Whether it’s been cooking or coding or any other thing I’ve learned to do well, the kind of practice that has helped me the most is not really building something out of a kit (ahem, blue apron for cooking or treehouse for development, for example), but by practicing the skills required for the tasks over and over and over again. I’ve found several things.

First, that in order to be effective, there’s a large degree of “want-to” that has to be present. Anytime rote practice like this was forced on me, I rebelled. Now, that’s the folly of youth, but more accurately, it’s also my ADHD inattentive coming through. I am capable of knuckling down, but crucially I have to want to knuckle down. In a recipe this simple, there’s no choice - there’s not a lot of room to do anything except the basics.

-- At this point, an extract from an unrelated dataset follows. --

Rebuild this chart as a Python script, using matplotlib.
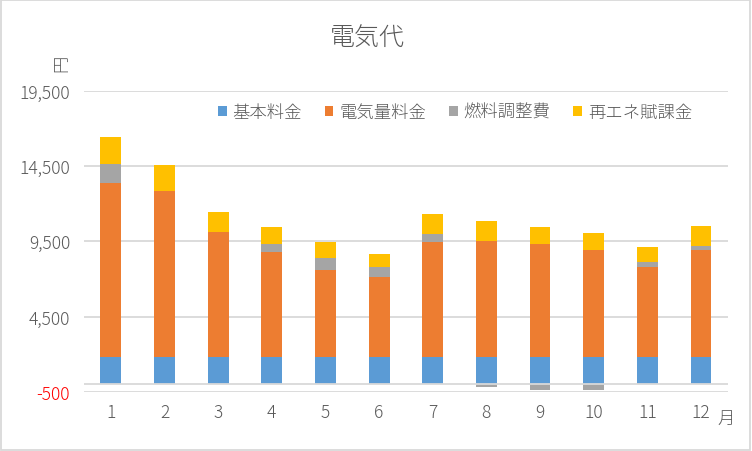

Second, there’s a basic fluency and efficiency that results from repetition. Particularly, from repetition of rote tasks that don’t necessarily ape the real world application. If you want to do more, you have to do more. But there’s a cost to specificity. You need a wide base of neurolomuscularly automatic general patterns in order to combine them into more sophisticated, specialized skills. In this recipe, you get practice with vegetable shopping, Mise en place, vegetable prep, kitchen timing, and oven skills in low-stakes environment. As you try new and more sophisticated dishes, these skills become crucial.

Last, you get some perspective on what good actually means. Yes, it’s fun to read Bourdain, or drool over Gordon Ramsey’s food, or marvel at Mina Markham’s code. But what you don’t see when you focus on fun is all of the boring, day-in day-out work it took to get there. When you make a recipe like this, over and over and over and build that confidence, you can learn and appreciate the kind of work it takes to produce something truly outstanding, and maybe, even possibly something seminal.

This simple dish was one of the first things that became one of our dishes. This dish helped me level up as a home cook, and shed light on the work of learning.